During the approval process, designers work with local and regional DOT representatives in the specific location where the new wayfinding program will be installed. In each case, the proposed new signage is vetted through the Community Wayfinding Signage Section of the MUTCD, so any changes to the Section’s language can be critical.
“Many of our comments (to the MUTCD review board) are based on clarification, being more specific with language or offering alternate options to help address the specific needs of how Community Wayfinding is actually implemented,” explains John. “Our goal is to bring the real world design and planning needs and engineering requirements closer together.”
Working group member Phil Garvey is a traffic safety/visibility researcher and was part of the FHWA team that introduced the Community Wayfinding Section into the MUTCD back in 2009. This inclusion proved to be beneficial because it allowed designers who practice wayfinding design to create Community Wayfinding Signage under guidelines, instead of having their designs immediately rejected by DOT reps because the signs might not conform to the official regulations.
However, if approved, the proposed revisions to the MUTCD will take much of that design flexibility away.
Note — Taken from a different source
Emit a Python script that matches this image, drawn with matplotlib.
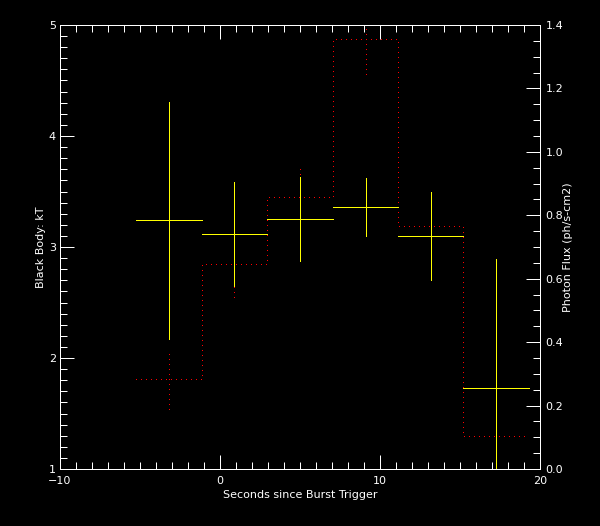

One example includes directional arrows.
“The proposed changes to the manual require that any directional arrows conform to standard highway design,” says Phil. “But there is enough research on arrows to show that there are several alternate designs which are more legible than the standard MUTCD arrows!”
These more legible arrows (and text) include those designed using the Montreal Expo style and the Clearview and Futura fonts, which engineering studies have proved to be more visible to drivers than the standard MUTCD fonts.
So, what happens next? The next step is to wait.
The Community Wayfinding Signage Working Group submitted their suggested revisions and letters of support to the FHWA in May 2021, meeting the submission deadline. But the MUTCD is a substantial volume, and FHWA reviewers will need time to read and evaluate all suggested revisions. And currently, the date for publishing the MUTCD’s 11th edition is unknown.
As professionals and leaders in the field of urban wayfinding, wayfinding and placemaking designers do their best to strike a delicate balance between delivering unique civic brands and clearly interpreting the MUTCD Guidelines. The guidelines can be interpreted very strictly by reviewers, in which case their decisions can hamper designer specifications with type sizes, arrows and panel sizes designed for open highways, and not for the character or scale of smaller community streetscapes.
“We try our best to be flexible as designers, however in return, the Department of Transportation (DOT) can lend an ear to the designers who specialize in clear readability for pedestrians and drivers,” says Working Group member Jen Bressler. “There is no reason why we can’t deliver impactful designs with reasonable type heights and distinctive characteristics that differentiate one city from the next.”
What better match could there be than designers and engineers working together to solve the problem.